» **Job**
Repeat each line of the material below exactly as it appears, minus any pictures.

──────────────────────────────

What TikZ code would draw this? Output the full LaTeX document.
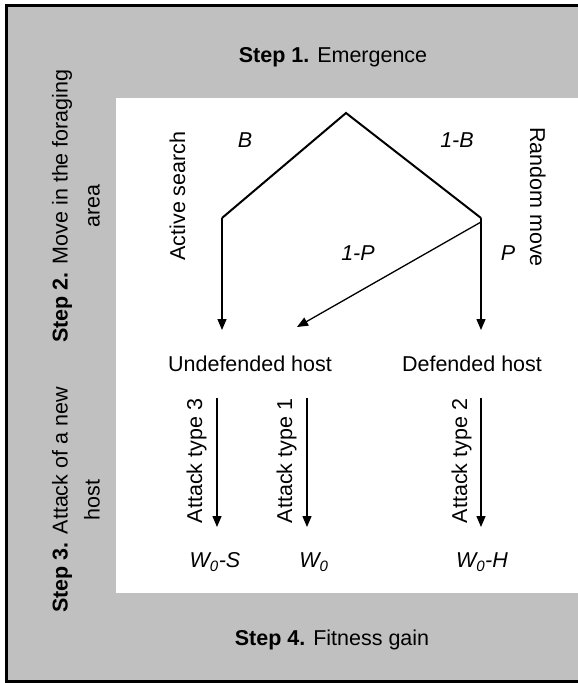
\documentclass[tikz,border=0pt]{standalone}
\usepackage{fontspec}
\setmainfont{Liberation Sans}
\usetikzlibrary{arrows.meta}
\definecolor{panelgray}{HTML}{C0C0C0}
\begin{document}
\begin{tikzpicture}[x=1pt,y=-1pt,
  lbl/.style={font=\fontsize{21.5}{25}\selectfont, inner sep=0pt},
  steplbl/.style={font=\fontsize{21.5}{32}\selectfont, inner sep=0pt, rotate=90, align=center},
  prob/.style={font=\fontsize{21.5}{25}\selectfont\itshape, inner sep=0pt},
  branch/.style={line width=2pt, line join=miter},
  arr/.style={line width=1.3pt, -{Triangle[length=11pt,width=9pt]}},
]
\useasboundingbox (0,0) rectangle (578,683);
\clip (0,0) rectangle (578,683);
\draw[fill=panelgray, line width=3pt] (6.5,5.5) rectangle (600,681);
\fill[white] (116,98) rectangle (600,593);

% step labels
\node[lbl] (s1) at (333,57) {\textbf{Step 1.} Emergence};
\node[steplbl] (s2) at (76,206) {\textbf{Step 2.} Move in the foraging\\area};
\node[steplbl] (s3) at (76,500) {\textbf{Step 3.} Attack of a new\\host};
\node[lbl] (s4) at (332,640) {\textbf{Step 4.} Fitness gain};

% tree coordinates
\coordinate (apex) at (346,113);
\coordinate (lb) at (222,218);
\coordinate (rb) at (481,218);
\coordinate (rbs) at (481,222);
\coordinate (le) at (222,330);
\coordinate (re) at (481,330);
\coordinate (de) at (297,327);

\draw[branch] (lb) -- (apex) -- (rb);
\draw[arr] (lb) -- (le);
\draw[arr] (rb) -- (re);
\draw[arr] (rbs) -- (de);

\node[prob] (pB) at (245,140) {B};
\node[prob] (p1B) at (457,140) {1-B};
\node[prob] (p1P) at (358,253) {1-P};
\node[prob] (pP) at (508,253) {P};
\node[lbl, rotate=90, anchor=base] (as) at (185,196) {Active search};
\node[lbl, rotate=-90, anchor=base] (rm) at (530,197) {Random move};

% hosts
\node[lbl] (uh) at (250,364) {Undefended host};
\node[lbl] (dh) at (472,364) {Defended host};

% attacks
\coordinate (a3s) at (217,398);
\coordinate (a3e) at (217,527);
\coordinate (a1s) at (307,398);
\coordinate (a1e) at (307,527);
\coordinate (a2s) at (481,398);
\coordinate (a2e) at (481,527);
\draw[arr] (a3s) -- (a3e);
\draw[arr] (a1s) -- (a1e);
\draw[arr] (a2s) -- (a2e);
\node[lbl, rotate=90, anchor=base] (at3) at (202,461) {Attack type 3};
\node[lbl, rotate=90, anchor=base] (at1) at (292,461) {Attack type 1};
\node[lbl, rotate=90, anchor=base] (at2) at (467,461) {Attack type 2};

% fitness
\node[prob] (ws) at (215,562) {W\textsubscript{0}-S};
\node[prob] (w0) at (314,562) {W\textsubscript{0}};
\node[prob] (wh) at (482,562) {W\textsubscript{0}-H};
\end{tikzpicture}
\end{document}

──────────────────────────────

» **Problem solution**
What TikZ code would draw this? Output the full LaTeX document.
\documentclass[tikz,border=0pt]{standalone}
\usepackage{fontspec}
\setmainfont{Liberation Sans}
\usetikzlibrary{arrows.meta}
\definecolor{panelgray}{HTML}{C0C0C0}
\begin{document}
\begin{tikzpicture}[x=1pt,y=-1pt,
  lbl/.style={font=\fontsize{21.5}{25}\selectfont, inner sep=0pt},
  steplbl/.style={font=\fontsize{21.5}{32}\selectfont, inner sep=0pt, rotate=90, align=center},
  prob/.style={font=\fontsize{21.5}{25}\selectfont\itshape, inner sep=0pt},
  branch/.style={line width=2pt, line join=miter},
  arr/.style={line width=1.3pt, -{Triangle[length=11pt,width=9pt]}},
]
\useasboundingbox (0,0) rectangle (578,683);
\clip (0,0) rectangle (578,683);
\draw[fill=panelgray, line width=3pt] (6.5,5.5) rectangle (600,681);
\fill[white] (116,98) rectangle (600,593);

% step labels
\node[lbl] (s1) at (333,57) {\textbf{Step 1.} Emergence};
\node[steplbl] (s2) at (76,206) {\textbf{Step 2.} Move in the foraging\\area};
\node[steplbl] (s3) at (76,500) {\textbf{Step 3.} Attack of a new\\host};
\node[lbl] (s4) at (332,640) {\textbf{Step 4.} Fitness gain};

% tree coordinates
\coordinate (apex) at (346,113);
\coordinate (lb) at (222,218);
\coordinate (rb) at (481,218);
\coordinate (rbs) at (481,222);
\coordinate (le) at (222,330);
\coordinate (re) at (481,330);
\coordinate (de) at (297,327);

\draw[branch] (lb) -- (apex) -- (rb);
\draw[arr] (lb) -- (le);
\draw[arr] (rb) -- (re);
\draw[arr] (rbs) -- (de);

\node[prob] (pB) at (245,140) {B};
\node[prob] (p1B) at (457,140) {1-B};
\node[prob] (p1P) at (358,253) {1-P};
\node[prob] (pP) at (508,253) {P};
\node[lbl, rotate=90, anchor=base] (as) at (185,196) {Active search};
\node[lbl, rotate=-90, anchor=base] (rm) at (530,197) {Random move};

% hosts
\node[lbl] (uh) at (250,364) {Undefended host};
\node[lbl] (dh) at (472,364) {Defended host};

% attacks
\coordinate (a3s) at (217,398);
\coordinate (a3e) at (217,527);
\coordinate (a1s) at (307,398);
\coordinate (a1e) at (307,527);
\coordinate (a2s) at (481,398);
\coordinate (a2e) at (481,527);
\draw[arr] (a3s) -- (a3e);
\draw[arr] (a1s) -- (a1e);
\draw[arr] (a2s) -- (a2e);
\node[lbl, rotate=90, anchor=base] (at3) at (202,461) {Attack type 3};
\node[lbl, rotate=90, anchor=base] (at1) at (292,461) {Attack type 1};
\node[lbl, rotate=90, anchor=base] (at2) at (467,461) {Attack type 2};

% fitness
\node[prob] (ws) at (215,562) {W\textsubscript{0}-S};
\node[prob] (w0) at (314,562) {W\textsubscript{0}};
\node[prob] (wh) at (482,562) {W\textsubscript{0}-H};
\end{tikzpicture}
\end{document}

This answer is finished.